What is the current LFP battery recycling cost trend? Costs are high but stabilizing. The shift from smelting to hydrometallurgy and direct recycling is gradually reducing the cost per kWh processed, but logistics remain a significant fixed expense.

Can LFP recycling ever be profitable without subsidies? Yes, but it relies on scale and technology. Direct recycling (cathode-to-cathode healing) offers the best path to profitability by eliminating the need for expensive chemical breakdown and re-synthesis.
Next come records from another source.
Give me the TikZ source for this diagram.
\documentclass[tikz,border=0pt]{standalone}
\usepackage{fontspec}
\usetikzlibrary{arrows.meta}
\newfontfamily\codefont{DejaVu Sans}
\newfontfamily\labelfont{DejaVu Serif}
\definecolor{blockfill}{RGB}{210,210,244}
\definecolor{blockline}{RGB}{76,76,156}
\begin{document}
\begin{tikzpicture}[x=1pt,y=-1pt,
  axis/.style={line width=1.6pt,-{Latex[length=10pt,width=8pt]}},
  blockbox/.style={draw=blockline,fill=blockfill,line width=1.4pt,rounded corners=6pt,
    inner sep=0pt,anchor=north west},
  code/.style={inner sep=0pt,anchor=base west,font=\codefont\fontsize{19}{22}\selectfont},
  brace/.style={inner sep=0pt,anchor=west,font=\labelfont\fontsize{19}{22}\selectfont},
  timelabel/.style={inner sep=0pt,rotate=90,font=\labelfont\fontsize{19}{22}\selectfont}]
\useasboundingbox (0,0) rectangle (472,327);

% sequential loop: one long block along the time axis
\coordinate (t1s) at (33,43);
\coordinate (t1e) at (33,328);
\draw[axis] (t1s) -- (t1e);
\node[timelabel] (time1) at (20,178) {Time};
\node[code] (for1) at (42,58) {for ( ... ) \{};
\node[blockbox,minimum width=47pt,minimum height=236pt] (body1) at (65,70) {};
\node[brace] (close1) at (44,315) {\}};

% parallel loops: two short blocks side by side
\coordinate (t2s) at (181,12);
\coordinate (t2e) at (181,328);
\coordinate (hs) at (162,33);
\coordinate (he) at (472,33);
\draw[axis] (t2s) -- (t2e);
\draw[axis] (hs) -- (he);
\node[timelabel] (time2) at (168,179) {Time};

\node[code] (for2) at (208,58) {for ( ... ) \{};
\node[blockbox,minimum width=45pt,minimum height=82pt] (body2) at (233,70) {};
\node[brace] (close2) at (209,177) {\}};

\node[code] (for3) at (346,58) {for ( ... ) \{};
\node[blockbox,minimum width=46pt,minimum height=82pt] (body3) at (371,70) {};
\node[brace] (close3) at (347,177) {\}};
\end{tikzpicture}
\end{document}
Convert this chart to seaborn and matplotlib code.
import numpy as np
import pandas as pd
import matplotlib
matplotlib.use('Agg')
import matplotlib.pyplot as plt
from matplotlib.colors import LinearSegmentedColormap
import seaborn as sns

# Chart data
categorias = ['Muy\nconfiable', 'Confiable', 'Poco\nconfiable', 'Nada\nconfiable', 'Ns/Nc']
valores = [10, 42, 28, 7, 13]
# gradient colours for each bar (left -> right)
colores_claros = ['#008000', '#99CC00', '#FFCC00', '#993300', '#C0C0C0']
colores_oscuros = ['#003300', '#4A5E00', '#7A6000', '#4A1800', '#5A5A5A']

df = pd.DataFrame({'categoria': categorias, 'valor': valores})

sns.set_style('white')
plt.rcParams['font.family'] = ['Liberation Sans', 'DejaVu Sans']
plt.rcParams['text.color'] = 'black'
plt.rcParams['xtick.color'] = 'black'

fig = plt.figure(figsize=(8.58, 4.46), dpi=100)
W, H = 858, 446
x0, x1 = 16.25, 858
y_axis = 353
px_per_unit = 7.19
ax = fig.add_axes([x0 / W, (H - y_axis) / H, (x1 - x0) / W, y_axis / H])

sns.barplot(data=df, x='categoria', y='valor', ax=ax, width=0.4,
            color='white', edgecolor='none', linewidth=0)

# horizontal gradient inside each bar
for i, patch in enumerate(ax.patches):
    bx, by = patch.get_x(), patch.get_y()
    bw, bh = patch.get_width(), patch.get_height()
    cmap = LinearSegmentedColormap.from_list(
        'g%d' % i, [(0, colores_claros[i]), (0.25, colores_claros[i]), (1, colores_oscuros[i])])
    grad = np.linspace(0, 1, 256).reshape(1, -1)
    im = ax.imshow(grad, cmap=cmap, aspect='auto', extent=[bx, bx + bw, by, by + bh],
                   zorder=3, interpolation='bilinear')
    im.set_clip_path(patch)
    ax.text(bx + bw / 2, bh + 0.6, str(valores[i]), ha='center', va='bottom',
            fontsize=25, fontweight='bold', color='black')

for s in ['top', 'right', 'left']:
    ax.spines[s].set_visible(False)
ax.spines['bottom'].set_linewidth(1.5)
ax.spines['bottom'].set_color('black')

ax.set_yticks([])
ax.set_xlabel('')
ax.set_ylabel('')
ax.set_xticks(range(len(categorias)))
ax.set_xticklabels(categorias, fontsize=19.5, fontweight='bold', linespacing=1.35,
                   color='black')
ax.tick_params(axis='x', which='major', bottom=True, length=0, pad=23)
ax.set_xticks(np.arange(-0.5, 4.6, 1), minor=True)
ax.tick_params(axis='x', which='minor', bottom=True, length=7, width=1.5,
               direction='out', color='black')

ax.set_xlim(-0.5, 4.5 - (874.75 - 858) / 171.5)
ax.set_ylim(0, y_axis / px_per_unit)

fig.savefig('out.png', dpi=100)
How does the profit margin battery recycling vary by region? Regions with stricter environmental regulations (like the EU) often have higher recycling costs due to compliance, but also higher subsidies. Asian markets often have lower labor and chemical costs, allowing for tighter margins.

Conclusion

The LFP battery recycling cost challenge is not a permanent dead end; it is a temporary engineering hurdle. As we move through 2025, the winners in this space will not be the generalist recyclers, but the specialists who can optimize hydrometallurgy specifically for iron-phosphate chemistries.

For the EV industry, solving this is non-negotiable. We cannot build a sustainable future on disposable batteries. The economics will eventually balance out, driven by necessity, innovation, and the strategic value of securing domestic lithium supplies.